The Banking Supervision Department is adopting further regulatory leniencies, with the aim of assisting borrowers during the crisis.  As such, the Banking Supervision Department is publishing a temporary order to the banking system, with the aim of reducing the effects of the corona crisis on mortgage borrowers and those taking out all-purpose credit backed by a dwelling, while also making it easier for workers placed on unpaid leave who can therefore not meet the regulatory restrictions that enable them to obtain a mortgage.

The main points of the order:

1.Leniency in the restrictions on housing loans for workers placed on unpaid leave.  The restriction on the payment-to-

        income   (PTI) rat​io will be 70 percent under certain conditions.

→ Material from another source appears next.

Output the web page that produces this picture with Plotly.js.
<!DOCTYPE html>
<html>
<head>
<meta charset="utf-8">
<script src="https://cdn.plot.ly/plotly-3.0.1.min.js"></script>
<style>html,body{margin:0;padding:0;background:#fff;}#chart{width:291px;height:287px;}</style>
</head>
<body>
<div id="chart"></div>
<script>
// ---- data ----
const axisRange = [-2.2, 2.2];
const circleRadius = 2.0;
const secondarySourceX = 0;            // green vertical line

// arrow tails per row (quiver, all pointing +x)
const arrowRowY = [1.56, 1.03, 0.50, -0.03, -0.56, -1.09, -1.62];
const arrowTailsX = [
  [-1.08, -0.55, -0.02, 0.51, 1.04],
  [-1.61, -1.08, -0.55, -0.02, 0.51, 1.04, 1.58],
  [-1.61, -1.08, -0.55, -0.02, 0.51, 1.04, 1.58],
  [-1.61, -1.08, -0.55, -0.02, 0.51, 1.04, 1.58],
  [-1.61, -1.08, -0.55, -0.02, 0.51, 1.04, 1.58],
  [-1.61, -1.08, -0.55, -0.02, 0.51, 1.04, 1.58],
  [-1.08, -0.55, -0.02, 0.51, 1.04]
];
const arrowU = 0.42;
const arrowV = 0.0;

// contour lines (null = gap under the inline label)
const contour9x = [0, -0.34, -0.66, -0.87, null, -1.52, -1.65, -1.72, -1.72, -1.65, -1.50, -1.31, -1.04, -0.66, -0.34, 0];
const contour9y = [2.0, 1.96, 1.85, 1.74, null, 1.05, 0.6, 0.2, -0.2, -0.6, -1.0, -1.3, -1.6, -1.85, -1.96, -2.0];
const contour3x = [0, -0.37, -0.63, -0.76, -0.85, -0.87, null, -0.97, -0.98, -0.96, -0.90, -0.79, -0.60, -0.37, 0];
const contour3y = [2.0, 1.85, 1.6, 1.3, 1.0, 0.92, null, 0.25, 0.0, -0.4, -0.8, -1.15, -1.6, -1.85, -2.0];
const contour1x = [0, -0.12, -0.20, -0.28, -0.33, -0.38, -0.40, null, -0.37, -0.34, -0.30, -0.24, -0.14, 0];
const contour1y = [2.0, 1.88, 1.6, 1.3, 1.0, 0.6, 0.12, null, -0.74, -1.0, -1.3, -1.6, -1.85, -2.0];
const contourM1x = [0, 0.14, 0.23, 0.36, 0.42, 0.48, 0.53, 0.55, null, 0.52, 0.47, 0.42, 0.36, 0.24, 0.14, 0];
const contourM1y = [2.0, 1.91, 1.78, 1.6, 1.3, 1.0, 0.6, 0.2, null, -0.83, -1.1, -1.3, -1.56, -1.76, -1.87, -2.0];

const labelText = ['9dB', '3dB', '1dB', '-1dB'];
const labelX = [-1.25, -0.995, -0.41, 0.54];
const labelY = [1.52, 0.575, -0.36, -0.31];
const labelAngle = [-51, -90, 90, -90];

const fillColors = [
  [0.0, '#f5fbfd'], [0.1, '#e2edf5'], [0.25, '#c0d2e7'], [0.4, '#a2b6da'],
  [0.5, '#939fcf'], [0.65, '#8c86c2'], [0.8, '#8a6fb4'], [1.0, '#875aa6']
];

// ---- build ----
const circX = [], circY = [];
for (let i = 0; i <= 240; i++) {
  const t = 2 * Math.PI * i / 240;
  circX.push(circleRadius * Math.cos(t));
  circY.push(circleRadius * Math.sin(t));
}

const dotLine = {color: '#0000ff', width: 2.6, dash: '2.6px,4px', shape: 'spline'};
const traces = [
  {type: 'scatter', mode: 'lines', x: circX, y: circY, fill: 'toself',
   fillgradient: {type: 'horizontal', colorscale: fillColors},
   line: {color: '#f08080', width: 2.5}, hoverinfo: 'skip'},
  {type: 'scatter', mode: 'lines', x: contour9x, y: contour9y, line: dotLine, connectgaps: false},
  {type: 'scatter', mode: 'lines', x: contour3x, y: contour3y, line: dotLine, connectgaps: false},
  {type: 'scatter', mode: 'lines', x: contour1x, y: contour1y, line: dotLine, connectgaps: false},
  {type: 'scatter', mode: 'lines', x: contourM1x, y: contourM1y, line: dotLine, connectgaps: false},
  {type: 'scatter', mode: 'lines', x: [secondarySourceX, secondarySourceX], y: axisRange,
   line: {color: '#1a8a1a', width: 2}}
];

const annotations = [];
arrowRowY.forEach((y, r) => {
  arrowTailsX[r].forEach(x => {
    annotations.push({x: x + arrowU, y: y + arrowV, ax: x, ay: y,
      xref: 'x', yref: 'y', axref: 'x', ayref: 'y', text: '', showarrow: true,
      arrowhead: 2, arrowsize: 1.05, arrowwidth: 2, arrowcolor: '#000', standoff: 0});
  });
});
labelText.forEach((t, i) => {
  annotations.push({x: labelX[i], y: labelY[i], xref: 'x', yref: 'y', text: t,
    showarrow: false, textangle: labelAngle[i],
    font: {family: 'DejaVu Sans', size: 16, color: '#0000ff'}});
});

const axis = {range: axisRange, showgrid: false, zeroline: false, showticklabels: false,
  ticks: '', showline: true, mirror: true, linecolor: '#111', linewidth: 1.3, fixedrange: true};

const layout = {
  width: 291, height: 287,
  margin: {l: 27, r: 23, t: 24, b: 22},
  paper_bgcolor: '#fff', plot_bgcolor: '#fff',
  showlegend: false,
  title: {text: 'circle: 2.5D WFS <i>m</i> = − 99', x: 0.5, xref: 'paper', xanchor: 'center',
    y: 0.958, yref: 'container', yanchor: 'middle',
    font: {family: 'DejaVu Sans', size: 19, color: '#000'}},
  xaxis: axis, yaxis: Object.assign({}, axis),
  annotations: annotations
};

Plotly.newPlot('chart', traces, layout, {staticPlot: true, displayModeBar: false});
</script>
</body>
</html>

In view of the corona crisis, many workers have been placed on unpaid leave and their income has declined as a result.  Therefore, the “payment to income ratio” restriction, which, prior to the change, is 50 percent of the income of both spouses, may constitute an impediment for them in obtaining a mortgage, and in certain cases it may pose a barrier to meeting the existing obligations to purchase a dwelling.

The temporary order therefore currently sets out that the banks are permitted to provide home purchasers with a mortgage based on their income before they were placed on unpaid leave, under certain conditions: that the deviation from the PTI restriction is due to the decline in the borrower’s pre-leave income or a decline to part-time work due to the corona crisis; that in the bank’s assessment the borrower is expected to return to his work once the crisis is over; and that the borrower’s PTI ratio after being placed on unpaid leave does not exceed 70 percent.

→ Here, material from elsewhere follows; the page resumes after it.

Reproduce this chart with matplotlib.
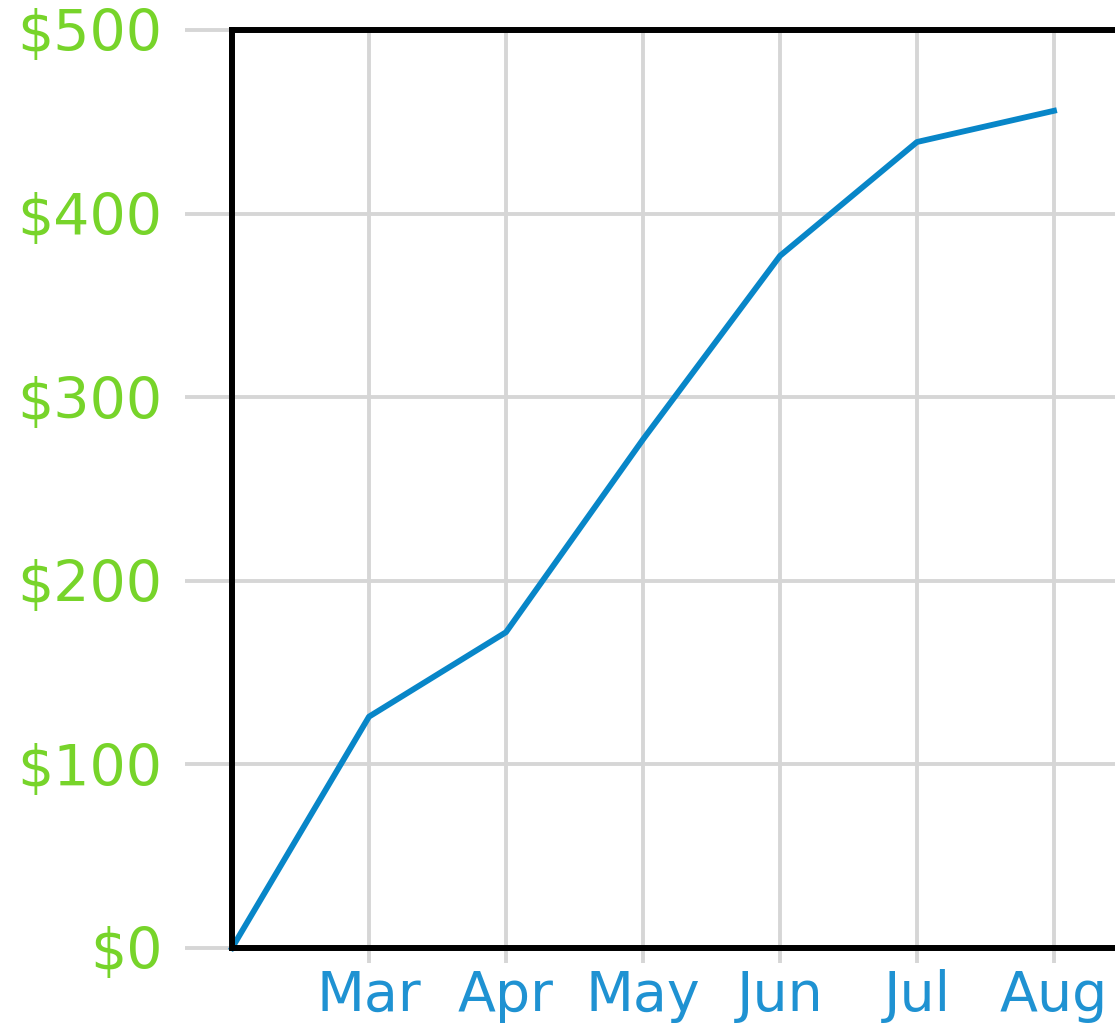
import matplotlib
matplotlib.use('Agg')
import matplotlib.pyplot as plt

# Cumulative totals by month
months = ['Feb', 'Mar', 'Apr', 'May', 'Jun', 'Jul', 'Aug']
totals = [0, 126, 172, 277, 377, 439, 456]
y_ticks = [0, 100, 200, 300, 400, 500]
y_labels = ['$0', '$100', '$200', '$300', '$400', '$500']

green = '#77d42a'
blue_text = '#1f92d2'
line_blue = '#0886c8'
grid_gray = '#d6d6d6'

fig = plt.figure(figsize=(11.15, 10.3), dpi=100)
ax = fig.add_axes([232 / 1115, 82 / 1030, 959 / 1115, 918 / 1030])

x = list(range(len(months)))
ax.plot(x, totals, color=line_blue, linewidth=4.2, solid_joinstyle='round', zorder=3, clip_on=False)

ax.set_xlim(0, 7)
ax.set_ylim(0, 500)
ax.set_xticks(x[1:])
ax.set_xticklabels(months[1:])
ax.set_yticks(y_ticks)
ax.set_yticklabels(y_labels)

ax.grid(True, color=grid_gray, linewidth=2.8)
ax.set_axisbelow(True)

ax.tick_params(axis='y', length=34, width=2.8, color=grid_gray, pad=16,
               labelsize=41, labelcolor=green)
ax.tick_params(axis='x', length=11, width=2.8, color=grid_gray, pad=4,
               labelsize=40, labelcolor=blue_text)

for side in ['left', 'bottom', 'top', 'right']:
    ax.spines[side].set_color('black')
    ax.spines[side].set_linewidth(4.3)
    ax.spines[side].set_zorder(4)

plt.savefig('out.png', dpi=100)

Moreover, for the purpose of allocating capital in respect of the housing loan, the bank is permitted to calculate the PTI ratio on the basis of the borrower’s pre-leave income.  This prevents an increase in the capital requirement in respect of such mortgages, and thereby may prevent an increase in interest rates to these borrowers.

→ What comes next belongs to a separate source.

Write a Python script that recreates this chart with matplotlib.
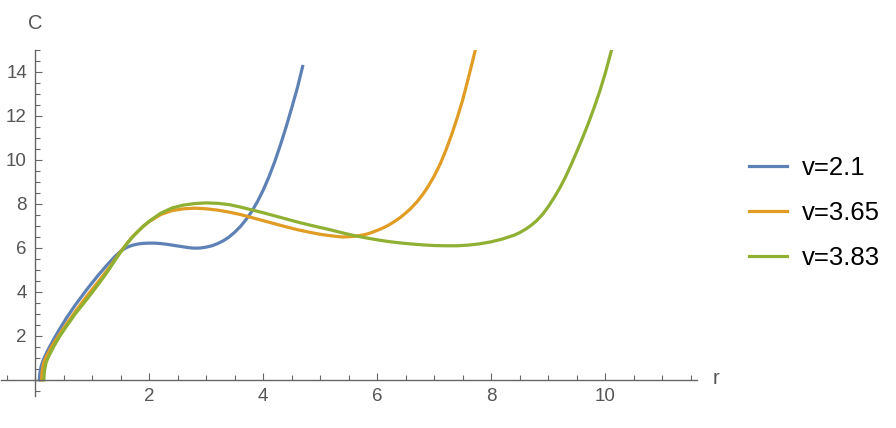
import numpy as np
import matplotlib.pyplot as plt
from matplotlib.ticker import MultipleLocator, FuncFormatter

plt.rcParams['font.family'] = ['Liberation Sans', 'DejaVu Sans']

# v = 2.1
r_a = [0.07, 0.08, 0.1, 0.14, 0.2, 0.26, 0.33, 0.4, 0.55, 0.7, 0.9, 1.1, 1.25, 1.4, 1.5,
       1.6, 1.7, 1.8, 1.9, 2.0, 2.1, 2.2, 2.3, 2.4, 2.5, 2.6, 2.7, 2.8, 2.9, 3.0, 3.1,
       3.2, 3.3, 3.4, 3.5, 3.6, 3.7, 3.8, 3.9, 4.0, 4.1, 4.2, 4.3, 4.4, 4.5, 4.6, 4.69]
c_a = [0.0, 0.3, 0.6, 0.91, 1.25, 1.55, 1.88, 2.2, 2.83, 3.4, 4.1, 4.75, 5.2, 5.62, 5.86,
       6.02, 6.12, 6.18, 6.21, 6.22, 6.22, 6.2, 6.17, 6.13, 6.09, 6.05, 6.01, 5.99, 6.0, 6.04, 6.1,
       6.2, 6.33, 6.5, 6.72, 6.98, 7.3, 7.67, 8.12, 8.64, 9.24, 9.92, 10.68, 11.5, 12.38, 13.3, 14.25]

# v = 3.65
r_b = [0.11, 0.12, 0.15, 0.2, 0.3, 0.4, 0.55, 0.7, 0.9, 1.1, 1.3, 1.5, 1.7, 1.9, 2.0,
       2.2, 2.4, 2.6, 2.8, 3.0, 3.2, 3.4, 3.6, 3.8, 4.0, 4.2, 4.4, 4.6, 4.8, 5.0, 5.2,
       5.3, 5.4, 5.5, 5.6, 5.7, 5.8, 5.9, 6.0, 6.1, 6.2, 6.3, 6.4, 6.5, 6.6, 6.7, 6.8,
       6.9, 7.0, 7.1, 7.2, 7.3, 7.4, 7.5, 7.6, 7.72]
c_b = [0.0, 0.4, 0.8, 1.1, 1.57, 1.98, 2.55, 3.1, 3.8, 4.45, 5.12, 5.85, 6.5, 7.0, 7.2,
       7.52, 7.7, 7.78, 7.81, 7.78, 7.72, 7.63, 7.52, 7.38, 7.24, 7.1, 6.96, 6.83, 6.72, 6.62, 6.55,
       6.52, 6.5, 6.51, 6.53, 6.57, 6.62, 6.7, 6.8, 6.91, 7.04, 7.2, 7.38, 7.59, 7.83, 8.11, 8.44,
       8.83, 9.28, 9.8, 10.42, 11.12, 11.9, 12.75, 13.75, 15.0]

# v = 3.83
r_c = [0.15, 0.16, 0.19, 0.24, 0.32, 0.42, 0.55, 0.7, 0.9, 1.1, 1.2, 1.3, 1.4, 1.5, 1.6,
       1.7, 1.8, 1.9, 2.0, 2.2, 2.4, 2.6, 2.8, 3.0, 3.2, 3.4, 3.6, 3.8, 4.0, 4.2, 4.4,
       4.6, 4.8, 5.0, 5.2, 5.4, 5.6, 5.8, 6.0, 6.2, 6.4, 6.6, 6.8, 7.0, 7.2, 7.4, 7.6,
       7.8, 8.0, 8.2, 8.4, 8.5, 8.6, 8.7, 8.8, 8.9, 9.0, 9.1, 9.2, 9.3, 9.4, 9.5, 9.6,
       9.7, 9.8, 9.9, 10.0, 10.11]
c_c = [0.0, 0.4, 0.8, 1.1, 1.5, 1.95, 2.45, 3.0, 3.65, 4.33, 4.68, 5.05, 5.45, 5.82, 6.17,
       6.48, 6.75, 7.0, 7.22, 7.58, 7.82, 7.95, 8.02, 8.05, 8.03, 7.97, 7.86, 7.73, 7.6, 7.46, 7.32,
       7.18, 7.05, 6.93, 6.81, 6.68, 6.56, 6.46, 6.37, 6.29, 6.23, 6.18, 6.14, 6.11, 6.1, 6.1, 6.13,
       6.19, 6.28, 6.41, 6.58, 6.7, 6.85, 7.03, 7.25, 7.53, 7.88, 8.28, 8.72, 9.22, 9.78, 10.38, 11.0,
       11.65, 12.35, 13.1, 13.95, 15.0]

labels = ['v=2.1', 'v=3.65', 'v=3.83']
colors = ['#5E81B5', '#E19C24', '#8FB032']
axis_gray = '#666666'

fig = plt.figure(figsize=(8.96, 4.28), dpi=100)
ax = fig.add_axes([1.1 / 896, 32 / 428, 695.4 / 896, 346 / 428])

for r, c, lab, col in zip([r_a, r_b, r_c], [c_a, c_b, c_c], labels, colors):
    ax.plot(r, c, color=col, lw=2.3, label=lab, solid_joinstyle='round')

ax.set_xlim(-0.6, 11.6)
ax.set_ylim(-0.73, 15.0)

for s in ['top', 'right']:
    ax.spines[s].set_visible(False)
ax.spines['left'].set_position(('data', 0))
ax.spines['bottom'].set_position(('data', 0))
for s in ['left', 'bottom']:
    ax.spines[s].set_color(axis_gray)
    ax.spines[s].set_linewidth(1.0)

ax.xaxis.set_major_locator(MultipleLocator(2))
ax.xaxis.set_minor_locator(MultipleLocator(0.5))
ax.yaxis.set_major_locator(MultipleLocator(2))
ax.yaxis.set_minor_locator(MultipleLocator(0.5))
hide_zero = FuncFormatter(lambda v, p: '' if abs(v) < 1e-9 else f'{v:g}')
ax.xaxis.set_major_formatter(hide_zero)
ax.yaxis.set_major_formatter(hide_zero)
ax.tick_params(which='both', direction='in', color=axis_gray, labelcolor='#555555',
               labelsize=13.5, width=0.8)
ax.tick_params(which='major', length=5.2, pad=6)
ax.tick_params(which='minor', length=3.4)

ax.annotate('C', xy=(0, 15.0), xytext=(0, 19), textcoords='offset points',
            ha='center', va='center', color='#555555', fontsize=14.5, annotation_clip=False)
ax.annotate('r', xy=(11.6, 0), xytext=(14, 1), textcoords='offset points',
            ha='center', va='center', color='#555555', fontsize=14.5, annotation_clip=False)

ax.legend(loc='center left', bbox_to_anchor=(749 / 896, 0.503), bbox_transform=fig.transFigure,
          frameon=False, fontsize=18.5, handlelength=1.47, handletextpad=0.57,
          labelspacing=0.81, borderpad=0, borderaxespad=0)

fig.savefig('out.png', dpi=100)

       2. Reducing the additional 1 percent capital requirement in respect of housing loans provided during the corona crisis

Over the years, the Banking Supervision Department has adopted a supervisory policy that has included a requirement to allocate increased capital over and above the international standard, particularly in respect of housing loans, and has created an additional capital buffer.  Now, in view of the corona crisis and due to the effort to make it easier for borrowers, the Banking Supervision Department has determined not to apply the additional capital requirement in respect of such loans.  The measure is intended to ease the bank’s capital requirement in respect of housing loans, and accordingly to lower the interest rate on such loans.  This measure is also expected to affect all-purpose loans backed by a dwelling, which the Banking Supervision Department’s temporary order of March 15, 2020 permitted to increase in order to provide the public with access to credit at relatively low interest rates.[1]